Leslie Hill, associate professor of Political Science, visited South Africa to investigate women's political lives

For the third time in since 1994, Associate Professor of Political Science Leslie Hill visited South Africa last winter to investigate how the dynamics of a state in transition affect women's political lives.
"Six years after the installation of South Africa's first nonracist government and four years after the ratification of a new constitution which bans gender discrimination, I got a chance to find out if and how those agendas are progressing. It was fascinating," said Hill, who interviewed female activists and members of parliament in Johannesburg, Pretoria, Capetown and Durban. Hill received an inaugural 1999–2000 Phillips Faculty Fellowship as part of a $9 million endowment bequest from former Bates President Charles F. Phillips and his wife.
Hill also found her trip provocative as a teacher, opening the door to new approaches in the classroom. Her upper level courses, such as "Gender and the State," include students from a variety of disciplines. "It's exciting," she says, "because they think differently and enrich the work we are able to do in class." Hill finds Bates students "interested and intellectually curious. They're willing to stay with a topic that's unfamiliar and leads them to question assumptions. It's healthy to engage in a process of discovery."

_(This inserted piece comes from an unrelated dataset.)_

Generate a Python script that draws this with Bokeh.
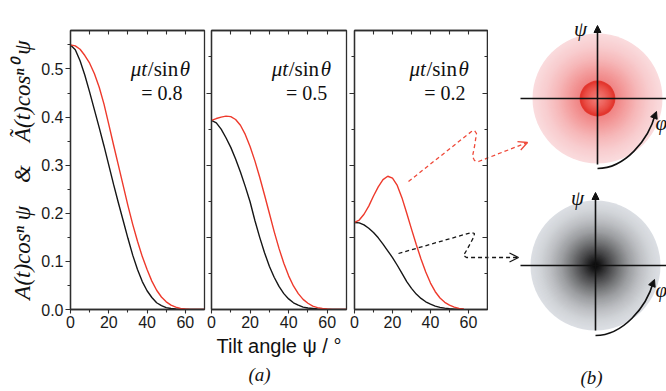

Interdisciplinary approaches provide Bates with another way to grow in the future, Hill said. She uses philosophy, anthropology, history, sociology and literature to support her teaching and scholarship in political science. As acting chair of interdisciplinary studies and chair of women's studies beginning in winter 2001, Hill appreciates the "tremendous amount of energy and insight displayed by Bates faculty and students who are willing to integrate the methods of inquiry from various disciplines to pursue their research."